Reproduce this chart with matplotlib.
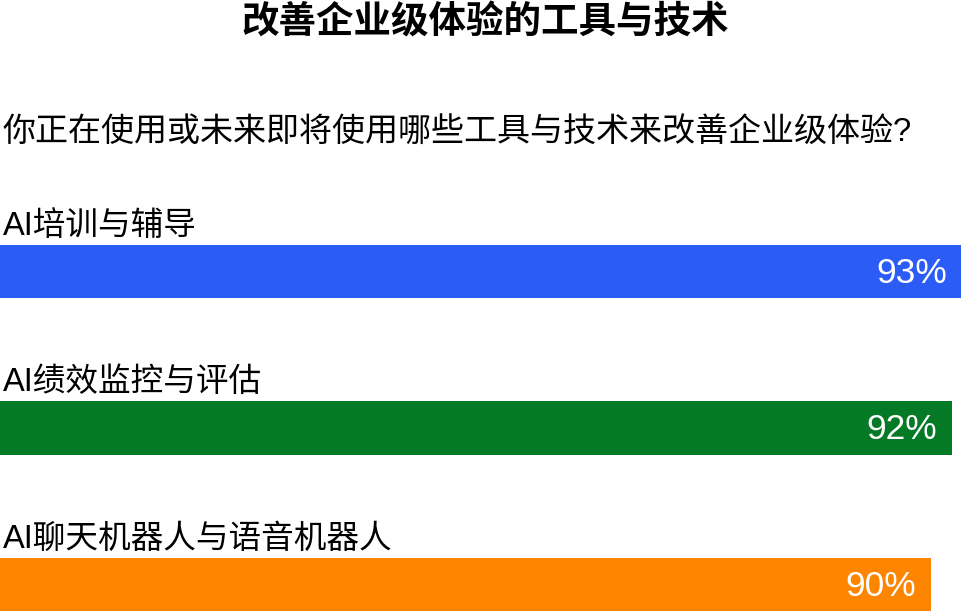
import matplotlib.pyplot as plt

# data
categories = ['AI培训与辅导', 'AI绩效监控与评估', 'AI聊天机器人与语音机器人']
values = [93, 92, 90]
colours = ['#2B5CF6', '#047A27', '#FD8500']
title = '改善企业级体验的工具与技术'
question = '你正在使用或未来即将使用哪些工具与技术来改善企业级体验?'

fonts = ['Liberation Sans', 'Noto Sans CJK SC']

fig = plt.figure(figsize=(9.62, 6.12), dpi=100)
ax = fig.add_axes([0, 0, 1, 1])

bar_h = 0.339
pos = list(range(len(categories)))
ax.barh(pos, values, height=bar_h, color=colours)

for i, (cat, val) in enumerate(zip(categories, values)):
    ax.text(0.25, i - bar_h / 2 - 0.022, cat, ha='left', va='bottom',
            fontsize=23.5, family=fonts, color='black')
    ax.text(val - 1.4, i + 0.01, '{}%'.format(val), ha='right', va='center',
            fontsize=25.5, family=fonts, color='white')

ax.set_xlim(0, 93)
ax.set_ylim(2.176, -1.735)
ax.axis('off')

fig.text(0.504, 0.961, title, ha='center', va='center', fontsize=27,
         fontweight='bold', family=fonts)
fig.text(0.003, 0.784, question, ha='left', va='center', fontsize=23.8,
         family=fonts)

fig.savefig('out.png', dpi=100, facecolor='white')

[Exercise objective] Copy each line above where the string "matplotlib" occurs.

[Complete output]
Reproduce this chart with matplotlib.
import matplotlib.pyplot as plt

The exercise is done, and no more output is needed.